BEGIN Supplied data
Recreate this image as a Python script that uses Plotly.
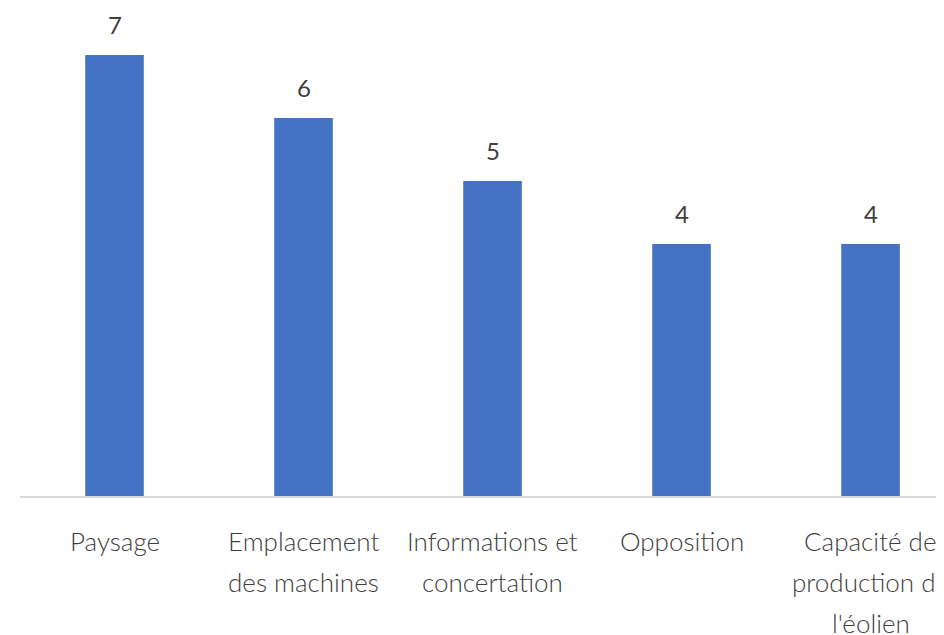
import plotly.graph_objects as go

categories = ["Paysage", "Emplacement des machines", "Informations et concertation",
              "Opposition", "Capacité de production de l'éolien"]
label_lines = [["Paysage"], ["Emplacement", "des machines"], ["Informations et", "concertation"],
               ["Opposition"], ["Capacité de", "production de", "l'éolien"]]
values = [7, 6, 5, 4, 4]

FONT = "Lato"
TXT = "#404040"

fig = go.Figure(go.Bar(
    x=categories, y=values, marker_color="#4472C4", width=0.31, hoverinfo="skip"
))

ann = []
for cat, v in zip(categories, values):
    ann.append(dict(x=cat, y=v, xref="x", yref="y", text=str(v), showarrow=False,
                    yshift=31, yanchor="middle",
                    font=dict(family=FONT, size=24, color=TXT, weight=400)))
for cat, lines in zip(categories, label_lines):
    for i, ln in enumerate(lines):
        ann.append(dict(x=cat, y=0, xref="x", yref="y", text=ln, showarrow=False,
                        yshift=-(45 + 41 * i), yanchor="middle",
                        font=dict(family=FONT, size=26, color=TXT, weight=300)))

fig.update_layout(
    template="none",
    width=944, height=635,
    margin=dict(l=12, r=0, t=0, b=147),
    paper_bgcolor="white", plot_bgcolor="white",
    showlegend=False,
    annotations=ann,
    xaxis=dict(range=[-0.5, 4.431], showticklabels=False, showgrid=False, zeroline=False,
               showline=True, linecolor="#d9d9d9", linewidth=1.5, ticks="", automargin=False),
    yaxis=dict(range=[0, 7.746], visible=False, showgrid=False, zeroline=False, automargin=False),
)

fig.write_html("out.html")
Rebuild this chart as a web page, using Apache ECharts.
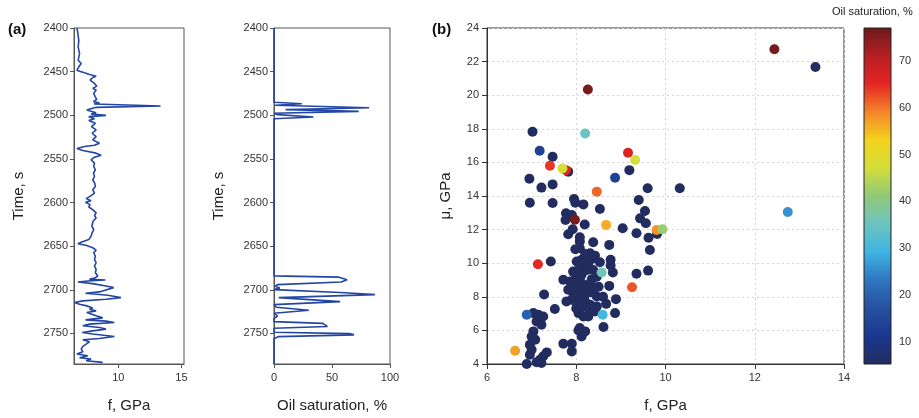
END Supplied data
● **Requirement**
Check all the records above and select each line where the string "this" is found.

● **Final answer**
Recreate this image as a Python script that uses Plotly.
Rebuild this chart as a web page, using Apache ECharts.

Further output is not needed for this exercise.